Army Corps of Engineers officials are confident the upper Missouri River dams can handle the high water levels of this spring, keeping the river open for navigation with minimal flooding downstream.
Water levels are high on the upper Missouri River reservoirs, but enough capacity remains to reduce flooding while maintaining barge traffic.
Hydraulic Engineer Kevin Stamm with the Army Corps of Engineers says heavy rain is giving way to snow melt.
“Above-normal rainfall in May and early mountain snowmelt was the cause of above-average May runoff,” Stamm says during a conference call sponsored by The U. S. Army Corps of Engineers’ Missouri River Basin Water Management Division. “Runoff in the upper basin is forecast to be about average in June and below average in July as the remaining mountain snowpack melts.”

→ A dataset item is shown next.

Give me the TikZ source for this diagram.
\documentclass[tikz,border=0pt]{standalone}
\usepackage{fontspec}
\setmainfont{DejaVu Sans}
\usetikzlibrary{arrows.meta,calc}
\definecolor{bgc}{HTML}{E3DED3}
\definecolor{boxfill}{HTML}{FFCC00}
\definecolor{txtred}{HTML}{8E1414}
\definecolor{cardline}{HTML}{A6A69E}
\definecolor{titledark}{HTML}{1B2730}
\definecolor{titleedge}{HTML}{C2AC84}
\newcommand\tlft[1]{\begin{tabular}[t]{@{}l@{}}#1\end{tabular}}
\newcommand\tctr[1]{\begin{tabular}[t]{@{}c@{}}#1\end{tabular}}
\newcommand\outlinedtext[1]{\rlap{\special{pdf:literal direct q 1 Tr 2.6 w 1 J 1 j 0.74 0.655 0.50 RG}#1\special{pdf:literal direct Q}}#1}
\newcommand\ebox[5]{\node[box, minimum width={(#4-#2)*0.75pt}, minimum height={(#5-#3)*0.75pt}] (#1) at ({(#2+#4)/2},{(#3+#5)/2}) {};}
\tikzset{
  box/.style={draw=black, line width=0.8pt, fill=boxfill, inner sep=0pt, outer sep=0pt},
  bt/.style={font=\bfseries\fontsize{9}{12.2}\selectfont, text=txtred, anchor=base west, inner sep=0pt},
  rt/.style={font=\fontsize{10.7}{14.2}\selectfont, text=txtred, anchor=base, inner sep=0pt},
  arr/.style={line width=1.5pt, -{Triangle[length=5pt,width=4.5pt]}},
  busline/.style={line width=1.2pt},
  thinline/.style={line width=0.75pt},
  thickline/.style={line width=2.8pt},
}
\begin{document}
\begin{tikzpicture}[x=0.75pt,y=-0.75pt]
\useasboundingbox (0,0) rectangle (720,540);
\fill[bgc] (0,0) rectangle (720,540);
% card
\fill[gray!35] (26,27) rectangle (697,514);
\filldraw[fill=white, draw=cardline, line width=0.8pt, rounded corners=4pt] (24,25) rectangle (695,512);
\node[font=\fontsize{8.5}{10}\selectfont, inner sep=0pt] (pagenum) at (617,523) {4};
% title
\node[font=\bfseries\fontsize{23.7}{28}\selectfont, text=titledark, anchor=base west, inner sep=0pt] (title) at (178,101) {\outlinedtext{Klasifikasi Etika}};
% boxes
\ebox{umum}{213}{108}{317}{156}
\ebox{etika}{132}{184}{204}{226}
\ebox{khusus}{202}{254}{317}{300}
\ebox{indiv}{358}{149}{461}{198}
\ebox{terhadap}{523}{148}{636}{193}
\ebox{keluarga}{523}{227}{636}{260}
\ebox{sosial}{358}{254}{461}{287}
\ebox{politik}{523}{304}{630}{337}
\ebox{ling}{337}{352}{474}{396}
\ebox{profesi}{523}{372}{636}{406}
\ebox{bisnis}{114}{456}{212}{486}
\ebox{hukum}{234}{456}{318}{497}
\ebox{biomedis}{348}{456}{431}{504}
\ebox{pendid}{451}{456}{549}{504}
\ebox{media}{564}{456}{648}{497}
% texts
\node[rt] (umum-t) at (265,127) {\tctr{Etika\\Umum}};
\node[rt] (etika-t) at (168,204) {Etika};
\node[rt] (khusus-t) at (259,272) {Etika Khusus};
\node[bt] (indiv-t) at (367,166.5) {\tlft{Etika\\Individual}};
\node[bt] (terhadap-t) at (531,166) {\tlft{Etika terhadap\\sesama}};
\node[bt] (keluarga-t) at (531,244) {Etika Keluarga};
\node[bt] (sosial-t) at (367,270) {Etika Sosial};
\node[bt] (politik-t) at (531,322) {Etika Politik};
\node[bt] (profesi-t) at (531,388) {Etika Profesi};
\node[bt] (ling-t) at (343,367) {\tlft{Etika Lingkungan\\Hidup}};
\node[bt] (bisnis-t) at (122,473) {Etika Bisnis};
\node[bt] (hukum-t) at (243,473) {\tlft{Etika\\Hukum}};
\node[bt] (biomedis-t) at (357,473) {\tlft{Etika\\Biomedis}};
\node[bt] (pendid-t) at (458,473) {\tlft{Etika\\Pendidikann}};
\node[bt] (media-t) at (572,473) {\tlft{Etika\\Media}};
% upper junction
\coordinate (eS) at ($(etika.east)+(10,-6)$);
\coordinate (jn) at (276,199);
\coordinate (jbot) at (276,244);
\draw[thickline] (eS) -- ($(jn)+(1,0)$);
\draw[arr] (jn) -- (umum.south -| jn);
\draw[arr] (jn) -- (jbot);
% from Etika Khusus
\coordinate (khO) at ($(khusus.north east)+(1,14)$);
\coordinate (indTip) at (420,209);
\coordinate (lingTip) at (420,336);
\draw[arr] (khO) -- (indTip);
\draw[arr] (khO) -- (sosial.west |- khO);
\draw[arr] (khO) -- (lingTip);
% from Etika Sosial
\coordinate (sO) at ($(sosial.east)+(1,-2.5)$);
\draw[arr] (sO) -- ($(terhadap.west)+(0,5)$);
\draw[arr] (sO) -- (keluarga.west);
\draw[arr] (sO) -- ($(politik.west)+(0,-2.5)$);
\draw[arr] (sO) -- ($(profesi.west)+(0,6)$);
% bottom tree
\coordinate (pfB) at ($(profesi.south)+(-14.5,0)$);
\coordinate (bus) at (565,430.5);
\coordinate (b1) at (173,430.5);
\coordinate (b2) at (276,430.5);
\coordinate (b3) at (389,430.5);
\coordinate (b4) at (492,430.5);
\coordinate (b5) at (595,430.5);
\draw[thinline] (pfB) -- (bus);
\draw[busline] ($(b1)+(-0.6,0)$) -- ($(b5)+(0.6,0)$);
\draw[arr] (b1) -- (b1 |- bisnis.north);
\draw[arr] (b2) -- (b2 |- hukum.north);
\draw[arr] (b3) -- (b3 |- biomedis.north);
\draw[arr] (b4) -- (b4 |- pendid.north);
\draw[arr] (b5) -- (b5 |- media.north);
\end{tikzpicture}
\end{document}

In technical terms, runoff in the Missouri River Basin above Sioux City, Iowa, was 4.5 million acre feet during May, 136% percent of average, according to the U.S. Army Corps of Engineers. The 2016 calendar year runoff forecast is 25.3 MAF, which is the historic average.
Kevin Grode with the Corps expects a full eight-month navigation season downriver on the Missouri with little chance of significant flooding.
“We will continue to monitor conditions in the basin and be prepared to make necessary adjustment in response to rainfall events, particularly in portions of the basin where in the soil moisture is much wetter than normal,” Gode says.